Streaming file 2, side a, continued: Begins abruptly; Merce Cunningham continues to speak with Martin Duberman about the performance and rehearsal space, as well as the artistic atmosphere, while at Black Mountain College; he speaks about how his artistic ideas differed at that time from his contemporaries in modern dance; more on how the summer at Black Mountain supported his company and artistic process; he speaks about how his artistic process differed from the other artists at Black Mountain and tells a brief anecdote about an interaction with Stefan Wolpe; he describes his average day while at Black Mountain and speaks about his small group of students there that included community members; Cunningham speaks about Charles Olson taking his dance classes; ends abruptly.
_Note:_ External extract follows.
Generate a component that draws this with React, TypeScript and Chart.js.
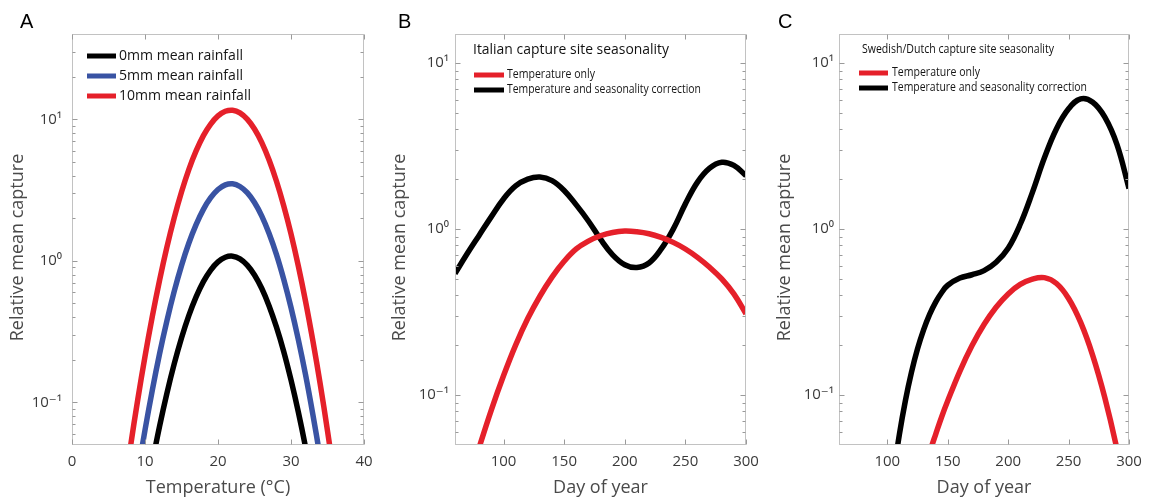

Streaming file 3, side b: Begins abruptly; Merce Cunningham continues to speak with Martin Duberman about Charles Olson taking his dance classes at Black Mountain College in the summer of 1953; [ca. 1:14-2:05, separately recorded interview with Mary "Molly" Gregory]; Cunningham speaks about David Tudor playing piano music, Louis Moreau Gottschalk's Banjo, opus 15 (1855), for his Banjo (1953) at Black Mountain; he speaks about Tudor's selection of the music for Dime a dance (1953); he speaks briefly about Tudor playing Christian Wolff's music, For piano I, for Untitled solo (1953); Cunningham speaks about Tudor's long relationship with the Merce Cunningham Dance Company; he speaks about meeting Bob [Robert] Rauschenberg at Black Mountain in 1952; briefly, how the atmosphere at Black Mountain was conducive to artistic collaboration; briefly, on the poem that Olson wrote about Cunningham; they mention other writers associated with Black Mountain; Cunningham speaks more about Olson while in dance class; he speaks about the reasons he didn't return for another summer at Black Mountain and the organizational differences between 1948 to 1953; he speaks about the direction that Joself Albers provided to Black Mountain; they speak about the current uses of the Black Mountain campus; Cunningham tells an anecdote about Anni Albers and recalls her weaving; they mention others who were at Black Mountain; he tells an anecdote about Nell Rice, the Black Mountain Librarian; Cunningham speaks more about Olson's direction of Black Mountain as compared to Albers; they speak about a recent performance with technical issues and Cunningham speaks about how Tudor resolves technical problems for his company during performances; Cunningham speaks about how the community at Black Mountain supported and participated in the events that were happening there; he speaks about the unique teacher and student relationship there; [ca. 39:56-51:58, separately recorded interview with Mary "Molly" Gregory]; Mary "Molly" Gregory speaks with Duberman about Black Mountain College including her contributions to the school's buildings as carpenter, the unstable climate of the school's administration in the mid-late 1940s, her teaching pay, and the financial state of the school; ends abruptly.
Streaming file 4, side b, continued: Mary "Molly" Gregory continues to speak with Martin Duberman about Josef and Anni Albers; she speaks about the circumstances that led to the closing of Black Mountain College; the changes in faculty and student approaches to education and standards in the post war years; ends abruptly.